Parmi les 15 oeuvres se trouve "Rosiers sous les arbres" de Gustav Klimt, conservé au musée d'Orsay, et seule oeuvre du peintre autrichien appartenant aux collections nationales françaises. Il a été acquis en 1980 par l'État chez un marchand. Des recherches approfondies ont permis d'établir qu'il appartenait à l'Autrichienne Éléonore Stiasny qui l'a cédé lors d'une vente forcée à Vienne en 1938, lors de l'Anschluss, avant d'être déportée et assassinée.

Onze dessins et une cire conservés au Musée du Louvre, au Musée d'Orsay et au Musée du Château de Compiègne ainsi qu'un tableau d'Utrillo conservé au Musée Utrillo-Valadon ("Carrefour à Sannois") font également partie des restitutions prévues. Un tableau de Chagall, intitulé "Le Père", conservé au Centre Pompidou et entré dans les collections nationales en 1988, a été ajouté. Il a été reconnu propriété de David Cender, musicien et luthier polonais juif, immigré en France en 1958.

"Regarder notre histoire en face"

Pour 13 des 15 oeuvres, les ayants droit ont été identifiés par la Commission pour l'indemnisation des victimes de spoliations (CIVS), créée en 1999. Roselyne Bachelot a évoqué un projet de loi "historique": "c'est la première fois depuis l'après-guerre que le gouvernement engage un texte permettant la restitution d'oeuvres des collections publiques" qui ont été "spoliées pendant la Seconde guerre mondiale ou acquises dans des conditions troubles pendant l'Occupation en raison des persécutions antisémites".
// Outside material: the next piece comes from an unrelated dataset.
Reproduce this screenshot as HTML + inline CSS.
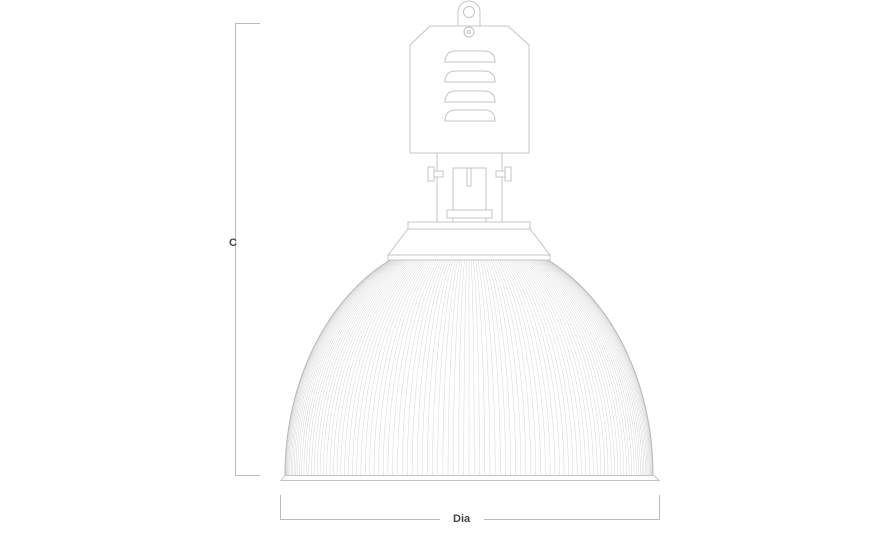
<!DOCTYPE html>
<html><head><meta charset="utf-8"><style>
html,body{margin:0;padding:0;background:#fff;width:876px;height:533px;overflow:hidden}
svg{display:block}
text{font-family:"Liberation Sans",sans-serif;font-weight:bold;font-size:11px;fill:#444}
</style></head><body>
<svg id="s" width="876" height="533" viewBox="0 0 876 533" xmlns="http://www.w3.org/2000/svg">
<g fill="none" stroke="#bbb" stroke-width="1">
<path d="M260,23.5H235.5V475.5H260"/>
<path d="M280.5,495V519.5H440M484,519.5H659.5V495"/>
</g>
<text x="229" y="246">C</text>
<text x="453" y="522">Dia</text>
<g id="dome" fill="none" stroke="#d6d6d6" stroke-width="0.5"></g>
<g fill="#fff" stroke="#c4c4c4" stroke-width="1">
<path d="M285,475.5H654L659,480.5H281Z"/>
<path d="M458,26V12A11,11 0 0 1 480,12V26"/>
<circle cx="469" cy="12" r="5.5"/>
<path d="M430,26H508L529,45V153H410V45Z"/>
<circle cx="469" cy="32" r="5"/><circle cx="469" cy="32" r="1.5"/>
<path d="M445,62Q445,51 456,51H484Q495,51 495,62Z"/>
<path d="M445,82Q445,71 456,71H484Q495,71 495,82Z"/>
<path d="M445,102Q445,91 456,91H484Q495,91 495,102Z"/>
<path d="M445,121Q445,110 456,110H484Q495,110 495,121Z"/>
<path d="M437,153H502V222H437Z"/>
<path d="M453,168H486V222H453Z"/>
<path d="M447,210H492V218H447Z"/>
<path d="M428,167H434V181H428Z"/><path d="M434,171H443V177H434Z"/>
<path d="M505,167H511V181H505Z"/><path d="M496,171H505V177H496Z"/>
<path d="M467,168H471V186H467Z"/>
<path d="M408,222H530V229H408Z"/>
<path d="M408,229H530L550,255H388Z"/>
<path d="M388,255H550V260H388Z"/>
</g>
</svg>
<script>
(function(){
var g=document.getElementById('dome'),cx=469,out='';
var t0=Math.asin(79/184);
var N=110;
for(var i=0;i<=N;i++){
 var phi=Math.PI*i/N,c=Math.cos(phi),d='';
 for(var k=0;k<=20;k++){
  var th=t0+(Math.PI/2-t0)*k/20;
  var x=cx+c*184*Math.sin(th), y=475-238*Math.cos(th);
  if(y<260)y=260;
  d+=(k?'L':'M')+x.toFixed(2)+','+y.toFixed(2);
 }
 out+='<path d="'+d+'"/>';
}
var d2='',d3='';
for(var k=0;k<=40;k++){var th=t0+(Math.PI/2-t0)*k/40;var y=(475-238*Math.cos(th)).toFixed(2);d2+=(k?'L':'M')+(cx-184*Math.sin(th)).toFixed(2)+','+y;d3+=(k?'L':'M')+(cx+184*Math.sin(th)).toFixed(2)+','+y;}
out+='<path d="'+d2+'" stroke="#b8b8b8" stroke-width="1"/><path d="'+d3+'" stroke="#b8b8b8" stroke-width="1"/>';
g.innerHTML=out;
})();
</script>
</body></html>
Quelque 100.000 oeuvres d'art auraient été saisies en France durant la guerre de 1939-1945, selon le ministère de la Culture. 60.000 biens ont été retrouvés en Allemagne à la Libération et renvoyés en France. Parmi eux, 45.000 ont été restitués à leurs propriétaires entre 1945 et 1950.

Environ 2200 ont été sélectionnés et confiés à la garde des musées nationaux (oeuvres "MNR" pouvant être restituées par simple décision administrative) et le reste (environ 13.000 objets) a été vendu par l'administration des Domaines au début des années 1950. De nombreuses oeuvres spoliées sont ainsi retournées sur le marché de l'art.

De gauche à droite, les parlementaires se sont félicités d'une "action juste" avec ces restitutions, qu'il faudrait "accélérer". La ministre s'est dite favorable à une prochaine "loi cadre" pour le permettre, tout en pointant "la complexité des dossiers". La communiste Elsa Faucillon a insisté sur l'importance de "regarder notre histoire en face": il s'agit de "redire le passé, à l'heure où certains le révisent et tentent de réhabiliter Vichy", a-t-elle déclaré en référence au candidat d'extrême droite à la présidentielle Éric Zemmour.